On Jan 30, 2026, at 19:36, Robert Raszuk <[email protected] 
<mailto:[email protected]> > wrote:



Dear Wei and WG,

 

Ad 1 - Nope this does not address my comment as you still can not distinguish 
with current encoding of your draft to which NLRI types given RD applies. So as 
of today it is not applicable to any AFI/SAFIs with typed NLRIs (specifically 
to EVPNs). 

 

Ad 2 - ok. 

 

Ad 3 - I have a different opinion. 

 

But rereading your document there is one more fundamentally incorrect section: 

 

3.2.  Address Prefix ORF

   Using Address Prefix ORF to filter VPN routes requires a pre-
   configuration, but it is impossible to know in advance which prefix
   may exceed the predefined threshold.

 

Please note that RD is part of the prefix. The above comment in section 3.2 is 
wrong as it neglects the fact that prefix ORF contains a length field. So 
Address Prefix ORF as defined in RFC5292 when used with the length of 64 is 
exactly RD based ORF. In fact it is even more flexible as subject doc if you 
use Minlen and Maxlen fields correctly :). 

 

So using plain vanilla RFC5292 which is already implemented and shipping 
completely removes the need to progress the subject document any further. I 
don't understand why we are last calling something which has already been 
standardized and in general form published as RFC in 2008. 

 

Kind regards,

Robert

 

On Fri, Jan 30, 2026 at 3:54 AM Wei Wang <[email protected] 
<mailto:[email protected]> > wrote:

Hi Robert,

 

Thanks for your comments. And please see my in-line replies.
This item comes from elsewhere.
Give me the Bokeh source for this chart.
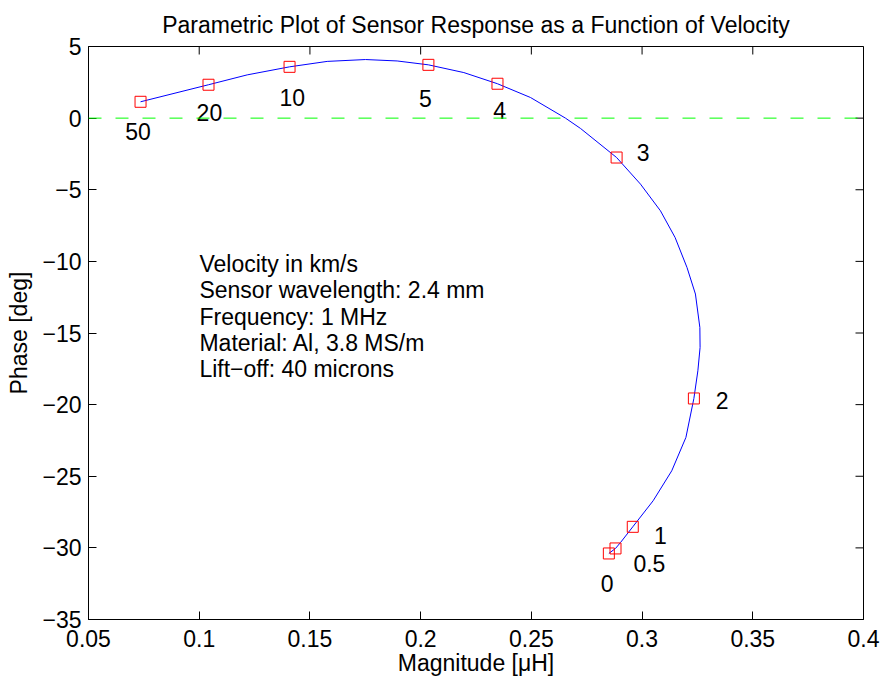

If these 
modifications can address your concerns, we will update this draft based on 
them.

 

Best Regards,

Wei

 

Original


  _____  



From: Robert Raszuk <[email protected] <mailto:[email protected]> >

Date: 2026-01-30 02:06

To: Susan Hares <[email protected] <mailto:[email protected]> >

Cc: idr <[email protected] <mailto:[email protected]> >, Keyur Patel <[email protected] 
<mailto:[email protected]> >

Subject: [Idr] Re: draft-ietf-idr-vpn-prefix-orf-25 - 1 Week WG LC on changes 
(1/29/2026 to 1/5/2026)

 

Dear WG, 

 

As recommended moving my three comments to this thread: 

 

1)

> KT> My point was that simply filtering on the RD can accidentally affect 
> Route Types 1
> (as an example) and have severe implications on EVPN services. This is not an 
> issue
> with CP-ORF but specific to this new mechanism. Please consider at least 
> warning
> about this?

IMO warning is not enough.

I would rather either suggest extending the encoding to cover AFI/SAFIs with 
typed NLRIs or make the clear statement that this draft is not applicable to 
AFI/SAFIs with typed NLRIs at all.

[WW]: We can add a table about the AFI and SAFI types applicable to this 
mechanism in Section 4 as follow:

 

+-------+-------------------------------+

|  AFI     |          SAFI                             |

+-------+-------------------------------+

|IPv4/   |MCAST-VPN                          |

|IPv6     |MCAST-VPLS                         |

|            |VPLS                                       |

|            |BGP EVPNs                            |

|            |MPLS-labeled VPN address |

+------+--------------------------------+

|L2VPN |BGP EVPNs                           |

+------+--------------------------------+

2)

Also I think there is typo in this sentence:

However, each existing solution has its own limitation as described in Section 
4.
it should be
However, each existing solution has its own limitation as described in Section 
3.

[WW] Thank you! We will modify it in the updated version.

3) 

 

I would also like to see in this specification a clear note or section stating 
that this document violates Proposed Standard RFC4364 as RFC4364 clearly 
defines in section 4.1 what RD is all about: 

 

   An RD is simply a number, and it does not contain any inherent
   information; it does not identify the origin of the route or the set
   of VPNs to which the route is to be distributed.  The purpose of the
   RD is solely to allow one to create distinct routes to a common IPv4
   address prefix.  Other means are used to determine where to
   redistribute the route (see Section 4.3).

 

RD should never be used for import, export or any sort of filtering and it's 
sole role is to make prefixes unique. 

[WW]: I think the usage of RD in this document doesn't conflict with the 
description in RFC4364. RD is just a distinguisher carried by VPN routers. It 
is a part of VPN Prefix. We just use this distinguisher to filter the VPN 
routes. It is simliar with that we do the prefixes filter via the shorter, 
common part of the related prefixes.

 

Kind regards,

Robert

 

 

On Thu, Jan 29, 2026 at 2:41 PM Susan Hares <[email protected] 
<mailto:[email protected]> > wrote:

Greetings:

 

draft-ietf-idr-vpn-prefix-orf-25 has made changes during the AD review. 

 

This begins a 1-week WG last call on the changes. 

If you have concerns regarding the changes, please respond to this message. 

 

If no concerns or objections are raised, this document will enter into IETF LC.